_Task brief:_ Please give the listing again, word for word, with nothing left out.

_Information shown:_
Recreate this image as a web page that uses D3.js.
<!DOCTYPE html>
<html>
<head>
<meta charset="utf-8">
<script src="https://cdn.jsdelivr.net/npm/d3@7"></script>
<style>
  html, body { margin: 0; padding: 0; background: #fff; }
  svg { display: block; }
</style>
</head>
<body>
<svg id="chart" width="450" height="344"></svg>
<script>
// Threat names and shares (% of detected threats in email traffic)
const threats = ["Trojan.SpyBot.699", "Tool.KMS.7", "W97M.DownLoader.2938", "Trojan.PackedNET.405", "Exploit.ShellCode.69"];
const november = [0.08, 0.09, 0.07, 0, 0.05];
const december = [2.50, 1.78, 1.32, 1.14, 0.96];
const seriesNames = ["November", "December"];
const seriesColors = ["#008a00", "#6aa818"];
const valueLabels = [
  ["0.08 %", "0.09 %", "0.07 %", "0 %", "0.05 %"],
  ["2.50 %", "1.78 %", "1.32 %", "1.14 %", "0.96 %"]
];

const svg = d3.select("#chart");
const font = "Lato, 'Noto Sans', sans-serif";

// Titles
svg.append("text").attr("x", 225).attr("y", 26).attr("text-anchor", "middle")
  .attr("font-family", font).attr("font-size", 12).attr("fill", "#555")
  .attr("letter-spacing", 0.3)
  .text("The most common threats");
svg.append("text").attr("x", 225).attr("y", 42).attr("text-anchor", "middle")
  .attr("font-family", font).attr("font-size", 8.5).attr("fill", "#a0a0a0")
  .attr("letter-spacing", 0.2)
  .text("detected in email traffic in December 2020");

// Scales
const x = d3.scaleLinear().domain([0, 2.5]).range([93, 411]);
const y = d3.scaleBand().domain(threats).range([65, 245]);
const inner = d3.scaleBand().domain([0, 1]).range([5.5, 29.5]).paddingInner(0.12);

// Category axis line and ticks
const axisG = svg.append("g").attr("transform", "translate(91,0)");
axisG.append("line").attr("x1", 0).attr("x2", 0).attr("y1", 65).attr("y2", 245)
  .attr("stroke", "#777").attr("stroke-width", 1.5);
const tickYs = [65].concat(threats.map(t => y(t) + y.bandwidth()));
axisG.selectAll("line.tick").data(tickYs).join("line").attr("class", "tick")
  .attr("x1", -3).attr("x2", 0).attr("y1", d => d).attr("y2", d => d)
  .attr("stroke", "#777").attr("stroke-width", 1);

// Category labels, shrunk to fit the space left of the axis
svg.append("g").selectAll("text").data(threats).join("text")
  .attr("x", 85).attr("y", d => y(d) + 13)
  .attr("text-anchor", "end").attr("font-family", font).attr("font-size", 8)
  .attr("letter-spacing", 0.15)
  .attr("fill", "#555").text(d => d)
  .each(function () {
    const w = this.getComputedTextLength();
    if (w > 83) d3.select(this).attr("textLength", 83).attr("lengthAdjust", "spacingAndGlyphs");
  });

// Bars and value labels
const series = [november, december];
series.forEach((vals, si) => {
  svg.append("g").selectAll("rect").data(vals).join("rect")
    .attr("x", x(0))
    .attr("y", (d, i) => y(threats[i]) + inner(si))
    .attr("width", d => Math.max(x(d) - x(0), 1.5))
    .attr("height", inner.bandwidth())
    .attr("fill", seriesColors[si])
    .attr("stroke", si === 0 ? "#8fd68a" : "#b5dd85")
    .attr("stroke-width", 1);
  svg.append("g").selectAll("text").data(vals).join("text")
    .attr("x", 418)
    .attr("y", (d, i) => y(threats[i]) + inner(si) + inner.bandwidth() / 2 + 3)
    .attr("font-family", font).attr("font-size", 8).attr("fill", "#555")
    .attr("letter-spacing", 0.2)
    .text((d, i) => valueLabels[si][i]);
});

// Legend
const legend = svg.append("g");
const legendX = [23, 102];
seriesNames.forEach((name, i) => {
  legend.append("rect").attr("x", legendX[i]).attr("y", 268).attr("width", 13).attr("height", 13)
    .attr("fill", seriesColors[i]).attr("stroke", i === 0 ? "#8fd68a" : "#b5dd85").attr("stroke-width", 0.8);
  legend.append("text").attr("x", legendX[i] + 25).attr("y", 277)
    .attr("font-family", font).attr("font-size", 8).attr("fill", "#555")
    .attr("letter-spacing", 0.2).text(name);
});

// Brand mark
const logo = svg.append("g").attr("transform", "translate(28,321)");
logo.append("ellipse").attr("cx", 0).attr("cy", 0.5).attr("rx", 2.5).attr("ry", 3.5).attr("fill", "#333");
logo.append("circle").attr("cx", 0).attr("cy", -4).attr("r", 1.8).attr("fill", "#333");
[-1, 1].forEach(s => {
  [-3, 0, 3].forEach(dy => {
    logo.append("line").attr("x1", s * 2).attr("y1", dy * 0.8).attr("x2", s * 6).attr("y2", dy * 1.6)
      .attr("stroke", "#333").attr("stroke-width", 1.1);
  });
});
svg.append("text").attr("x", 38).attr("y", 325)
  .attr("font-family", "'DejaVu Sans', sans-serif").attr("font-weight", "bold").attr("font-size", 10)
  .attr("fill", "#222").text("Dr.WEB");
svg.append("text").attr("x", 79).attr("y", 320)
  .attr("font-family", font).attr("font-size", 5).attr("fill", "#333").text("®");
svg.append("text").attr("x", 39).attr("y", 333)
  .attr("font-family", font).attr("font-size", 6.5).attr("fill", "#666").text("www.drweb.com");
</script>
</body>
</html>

_Output for this task:_
Recreate this image as a web page that uses D3.js.
<!DOCTYPE html>
<html>
<head>
<meta charset="utf-8">
<script src="https://cdn.jsdelivr.net/npm/d3@7"></script>
<style>
  html, body { margin: 0; padding: 0; background: #fff; }
  svg { display: block; }
</style>
</head>
<body>
<svg id="chart" width="450" height="344"></svg>
<script>
// Threat names and shares (% of detected threats in email traffic)
const threats = ["Trojan.SpyBot.699", "Tool.KMS.7", "W97M.DownLoader.2938", "Trojan.PackedNET.405", "Exploit.ShellCode.69"];
const november = [0.08, 0.09, 0.07, 0, 0.05];
const december = [2.50, 1.78, 1.32, 1.14, 0.96];
const seriesNames = ["November", "December"];
const seriesColors = ["#008a00", "#6aa818"];
const valueLabels = [
  ["0.08 %", "0.09 %", "0.07 %", "0 %", "0.05 %"],
  ["2.50 %", "1.78 %", "1.32 %", "1.14 %", "0.96 %"]
];

const svg = d3.select("#chart");
const font = "Lato, 'Noto Sans', sans-serif";

// Titles
svg.append("text").attr("x", 225).attr("y", 26).attr("text-anchor", "middle")
  .attr("font-family", font).attr("font-size", 12).attr("fill", "#555")
  .attr("letter-spacing", 0.3)
  .text("The most common threats");
svg.append("text").attr("x", 225).attr("y", 42).attr("text-anchor", "middle")
  .attr("font-family", font).attr("font-size", 8.5).attr("fill", "#a0a0a0")
  .attr("letter-spacing", 0.2)
  .text("detected in email traffic in December 2020");

// Scales
const x = d3.scaleLinear().domain([0, 2.5]).range([93, 411]);
const y = d3.scaleBand().domain(threats).range([65, 245]);
const inner = d3.scaleBand().domain([0, 1]).range([5.5, 29.5]).paddingInner(0.12);

// Category axis line and ticks
const axisG = svg.append("g").attr("transform", "translate(91,0)");
axisG.append("line").attr("x1", 0).attr("x2", 0).attr("y1", 65).attr("y2", 245)
  .attr("stroke", "#777").attr("stroke-width", 1.5);
const tickYs = [65].concat(threats.map(t => y(t) + y.bandwidth()));
axisG.selectAll("line.tick").data(tickYs).join("line").attr("class", "tick")
  .attr("x1", -3).attr("x2", 0).attr("y1", d => d).attr("y2", d => d)
  .attr("stroke", "#777").attr("stroke-width", 1);

// Category labels, shrunk to fit the space left of the axis
svg.append("g").selectAll("text").data(threats).join("text")
  .attr("x", 85).attr("y", d => y(d) + 13)
  .attr("text-anchor", "end").attr("font-family", font).attr("font-size", 8)
  .attr("letter-spacing", 0.15)
  .attr("fill", "#555").text(d => d)
  .each(function () {
    const w = this.getComputedTextLength();
    if (w > 83) d3.select(this).attr("textLength", 83).attr("lengthAdjust", "spacingAndGlyphs");
  });

// Bars and value labels
const series = [november, december];
series.forEach((vals, si) => {
  svg.append("g").selectAll("rect").data(vals).join("rect")
    .attr("x", x(0))
    .attr("y", (d, i) => y(threats[i]) + inner(si))
    .attr("width", d => Math.max(x(d) - x(0), 1.5))
    .attr("height", inner.bandwidth())
    .attr("fill", seriesColors[si])
    .attr("stroke", si === 0 ? "#8fd68a" : "#b5dd85")
    .attr("stroke-width", 1);
  svg.append("g").selectAll("text").data(vals).join("text")
    .attr("x", 418)
    .attr("y", (d, i) => y(threats[i]) + inner(si) + inner.bandwidth() / 2 + 3)
    .attr("font-family", font).attr("font-size", 8).attr("fill", "#555")
    .attr("letter-spacing", 0.2)
    .text((d, i) => valueLabels[si][i]);
});

// Legend
const legend = svg.append("g");
const legendX = [23, 102];
seriesNames.forEach((name, i) => {
  legend.append("rect").attr("x", legendX[i]).attr("y", 268).attr("width", 13).attr("height", 13)
    .attr("fill", seriesColors[i]).attr("stroke", i === 0 ? "#8fd68a" : "#b5dd85").attr("stroke-width", 0.8);
  legend.append("text").attr("x", legendX[i] + 25).attr("y", 277)
    .attr("font-family", font).attr("font-size", 8).attr("fill", "#555")
    .attr("letter-spacing", 0.2).text(name);
});

// Brand mark
const logo = svg.append("g").attr("transform", "translate(28,321)");
logo.append("ellipse").attr("cx", 0).attr("cy", 0.5).attr("rx", 2.5).attr("ry", 3.5).attr("fill", "#333");
logo.append("circle").attr("cx", 0).attr("cy", -4).attr("r", 1.8).attr("fill", "#333");
[-1, 1].forEach(s => {
  [-3, 0, 3].forEach(dy => {
    logo.append("line").attr("x1", s * 2).attr("y1", dy * 0.8).attr("x2", s * 6).attr("y2", dy * 1.6)
      .attr("stroke", "#333").attr("stroke-width", 1.1);
  });
});
svg.append("text").attr("x", 38).attr("y", 325)
  .attr("font-family", "'DejaVu Sans', sans-serif").attr("font-weight", "bold").attr("font-size", 10)
  .attr("fill", "#222").text("Dr.WEB");
svg.append("text").attr("x", 79).attr("y", 320)
  .attr("font-family", font).attr("font-size", 5).attr("fill", "#333").text("®");
svg.append("text").attr("x", 39).attr("y", 333)
  .attr("font-family", font).attr("font-size", 6.5).attr("fill", "#666").text("www.drweb.com");
</script>
</body>
</html>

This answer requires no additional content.